# Color of light after refraction

I know that the color of light depends on its wavelength. Also, when light moves from one medium to another, its wavelength changes. The question: So, when light moves from one medium to another does its color change?

• The perception of color is a neuro-biological reaction of the brain to stimuli of receptors on the retina. These receptors absorb a photon and undergo a geometrical change which is registered by the brain as light of a certain color. What is important for the receptor to absorb the light is the energy of the light (or frequency), which does not change after refraction.
– Paul
Commented Nov 19, 2016 at 12:19

Another way of saying Apoorv Potnis's answer is to say that the light's color is defined by the photon energy, and this does not change. Since we always "see" light propagating through the vitreous humor of our eye, the only variable here is the frequency: the medium (vitreous humor) is defined and the wavelength follows. So, when we put our eye into water, or other medium, only the frequency can define the color.

There is another sense wherein the color can change subtly on refraction and that is if broadband (white) light is incident non-normally on an interface. Different wavelengths have different transmission co-efficients defined by the Fresnel Equations, so the frequency spectrum of the transmitted light is changed by the refraction. This effect is most pronounced at highly glancing incidence angles.

I'm giving a link of a similar question in my answer as I don't have enough reputation to comment. Link Does light color change when refracting?

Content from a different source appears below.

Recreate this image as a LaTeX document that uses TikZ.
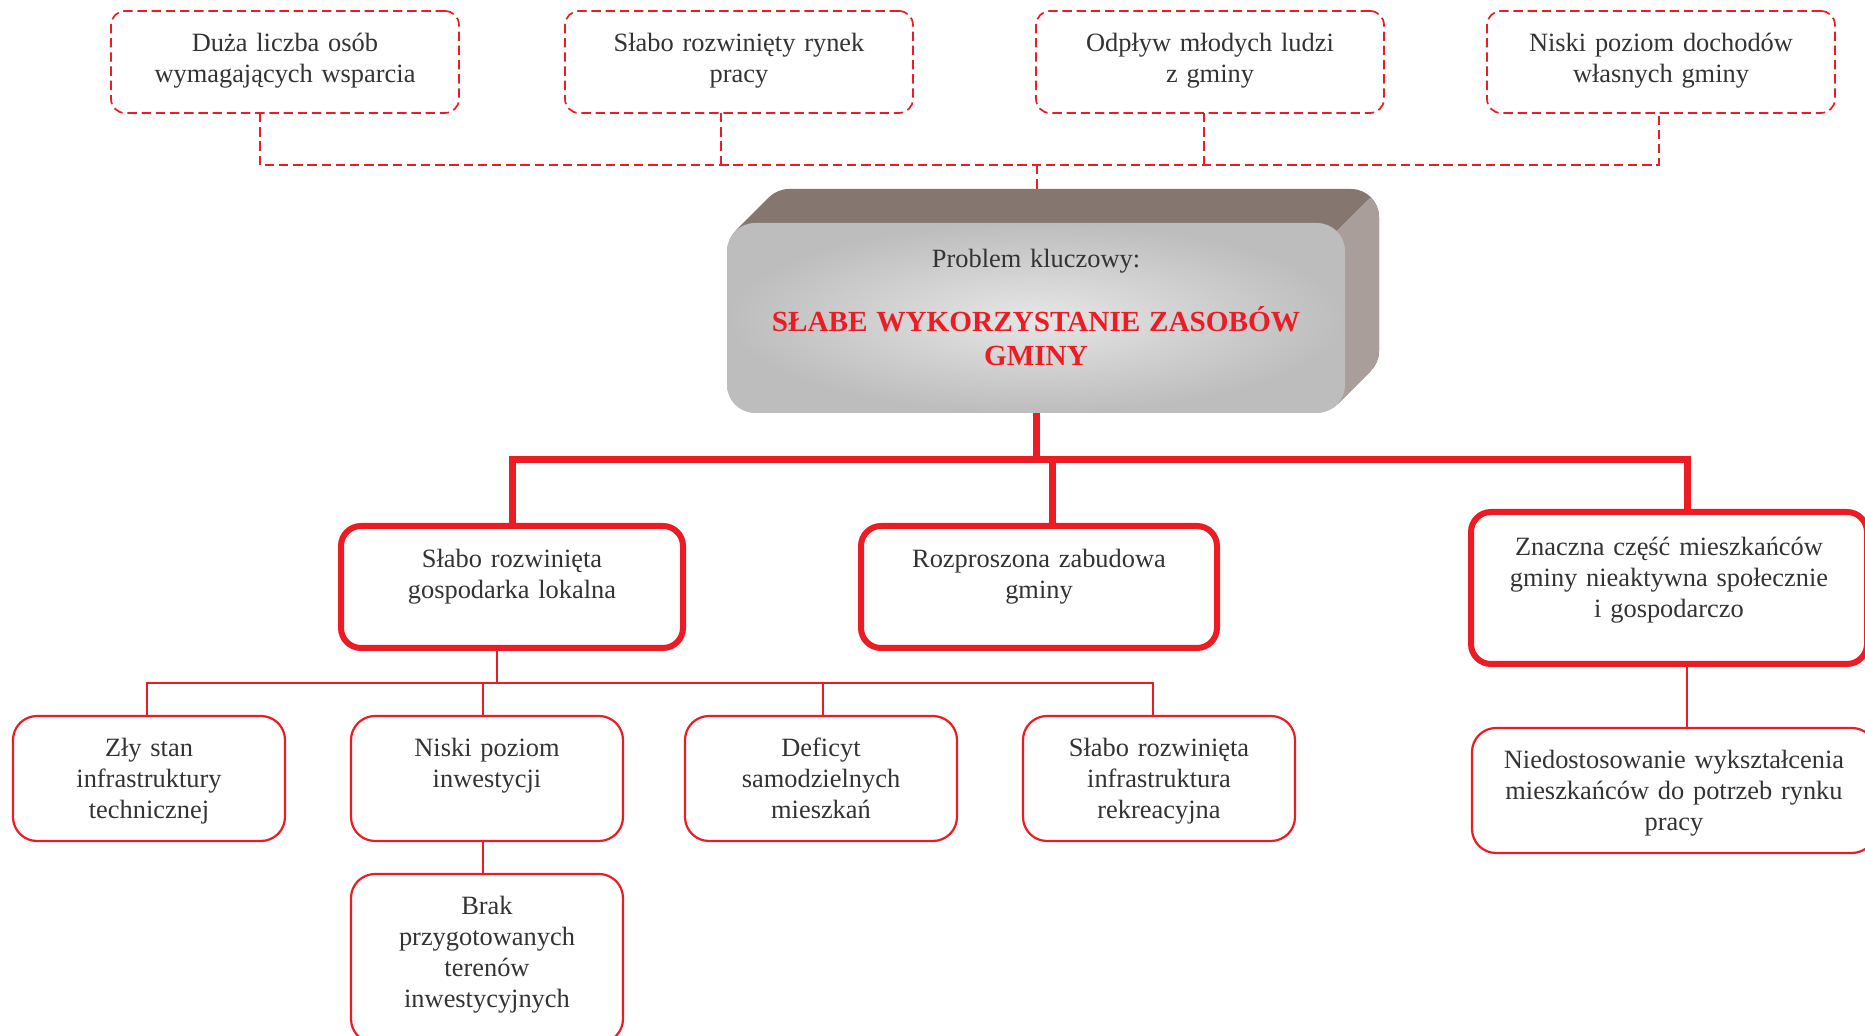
\documentclass[tikz,border=0pt]{standalone}
\usepackage{fontspec}
\setmainfont{Liberation Serif}
\definecolor{keyred}{HTML}{ED1C24}
\definecolor{txtgray}{HTML}{333333}
\definecolor{backtop}{HTML}{857670}
\definecolor{backside}{HTML}{A99E9A}
\definecolor{shadein}{HTML}{E6E6E6}
\definecolor{shadeout}{HTML}{BDBDBD}
\newcommand{\bodysize}{\fontsize{13.2}{15.5}\selectfont}
\newcommand{\titlesize}{\fontsize{14.6}{17}\selectfont\bfseries\color{keyred}}
\begin{document}
\begin{tikzpicture}[x=0.5pt, y=-0.5pt,
        boxbase/.style = {inner sep=0pt, outer sep=0pt, anchor=north, align=center, text=txtgray, font=\bodysize, text height=20.1pt},
        cause/.style = {boxbase, draw=keyred, line width=0.85pt, dash pattern=on 4.7pt off 2.4pt, rounded corners=7pt, minimum width=174pt, text width=168pt, text depth=30.9pt},
        area/.style = {boxbase, draw=keyred, line width=3pt, rounded corners=10pt, text height=20.6pt, text depth=40.4pt},
        factor/.style = {boxbase, draw=keyred, line width=1.1pt, rounded corners=12pt, minimum width=136pt, text width=130pt, text depth=42.4pt},
        keybox/.style = {inner sep=0pt, outer sep=0pt, rounded corners=14pt, minimum width=309pt, text width=300pt, align=center, text=txtgray, font=\bodysize, text height=22.5pt, text depth=72.5pt, inner color=shadein, outer color=shadeout},
        dashlink/.style = {draw=keyred, line width=0.85pt, dash pattern=on 4.7pt off 2.4pt},
        mainlink/.style = {draw=keyred, line width=3.5pt},
        sublink/.style = {draw=keyred, line width=1pt}]
        \useasboundingbox (0,0) rectangle (1865,1036);
        \node[cause] (wsparcie) at (285,11) {Duża liczba osób\\wymagających wsparcia};
        \node[cause] (rynek) at (739,11) {Słabo rozwinięty rynek\\pracy};
        \node[cause] (odplyw) at (1210,11) {Odpływ młodych ludzi\\z gminy};
        \node[cause] (dochody) at (1661,11) {Niski poziom dochodów\\własnych gminy};
        \coordinate (d1) at (260,165);
        \coordinate (d2) at (721,165);
        \coordinate (d3) at (1204,165);
        \coordinate (d4) at (1659,165);
        \coordinate (dk) at (1037,165);
        \coordinate (keytop) at (1037,189);
        \draw[dashlink] (wsparcie.south -| d1) -- (d1) -- (d4) -- (dochody.south -| d4);
        \draw[dashlink] (rynek.south -| d2) -- (d2);
        \draw[dashlink] (odplyw.south -| d3) -- (d3);
        \draw[dashlink] (dk) -- (keytop);
        \foreach \k in {34,33,...,1}
            \fill[backtop, rounded corners=14pt] ({727+\k},{223-\k}) rectangle ({1345+\k},{413-\k});
        \begin{scope}
            \clip (1337,231) -- (1391,177) -- (1420,177) -- (1420,430) -- (1337,430) -- cycle;
            \foreach \k in {34,33,...,1}
                \fill[backside, rounded corners=14pt] ({727+\k},{223-\k}) rectangle ({1345+\k},{413-\k});
        \end{scope}
        \node[keybox] (problem) at (1036,318) {Problem kluczowy:\\[15pt]{\titlesize SŁABE WYKORZYSTANIE ZASOBÓW\\[1.5pt]GMINY}};
        \node[area, minimum width=171pt, text width=165pt] (gospodarka) at (512,526) {Słabo rozwinięta\\gospodarka lokalna};
        \node[area, minimum width=178pt, text width=172pt] (zabudowa) at (1039,526) {Rozproszona zabudowa\\gminy};
        \node[area, minimum width=198pt, text width=192pt, text height=22pt, text depth=54pt] (aktywnosc) at (1669,512) {Znaczna część mieszkańców\\gminy nieaktywna społecznie\\i gospodarczo};
        \coordinate (ba) at (512,460);
        \coordinate (bb) at (1052,460);
        \coordinate (bc) at (1687,460);
        \draw[mainlink] (problem.south) -- (problem.south |- ba);
        \draw[mainlink] (gospodarka.north) -- (ba) -- (bc) -- (bc |- aktywnosc.north);
        \draw[mainlink] (bb) -- (bb |- zabudowa.north);
        \node[factor] (infrastruktura) at (149,716) {Zły stan\\infrastruktury\\technicznej};
        \node[factor] (inwestycje) at (487,716) {Niski poziom\\inwestycji};
        \node[factor] (mieszkania) at (821,716) {Deficyt\\samodzielnych\\mieszkań};
        \node[factor] (rekreacja) at (1159,716) {Słabo rozwinięta\\infrastruktura\\rekreacyjna};
        \node[factor, text depth=64.4pt] (tereny) at (487,874) {Brak\\przygotowanych\\terenów\\inwestycyjnych};
        \node[factor, minimum width=202pt, text width=196pt, text depth=42.4pt] (wyksztalcenie) at (1674,728) {Niedostosowanie wykształcenia\\mieszkańców do potrzeb rynku\\pracy};
        \coordinate (fa) at (497,683);
        \coordinate (f1) at (147,683);
        \coordinate (f2) at (483,683);
        \coordinate (f3) at (823,683);
        \coordinate (f4) at (1153,683);
        \draw[sublink] (gospodarka.south -| fa) -- (fa);
        \draw[sublink] (infrastruktura.north -| f1) -- (f1) -- (f4) -- (rekreacja.north -| f4);
        \draw[sublink] (f2) -- (inwestycje.north -| f2);
        \draw[sublink] (f3) -- (mieszkania.north -| f3);
        \draw[sublink] (inwestycje.south -| f2) -- (tereny.north -| f2);
        \draw[sublink] (aktywnosc.south -| bc) -- (wyksztalcenie.north -| bc);
\end{tikzpicture}
\end{document}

The color we perceive is dependent on frequency and wavelength. The color will not change. What you're not taking into account is the speed of light in the medium. It's not the same $c$ in vacuum. The frequency stays the same. What changes is that speed of light in the refracting medium and as a result the wavelength. This difference for speed is the exact reason we have refractive effects, and I believe this was the observation that led to Snell's Law. In symbols
$λ=c/ν$
where $λ$ is the wavelength and $ν$ is the frequency.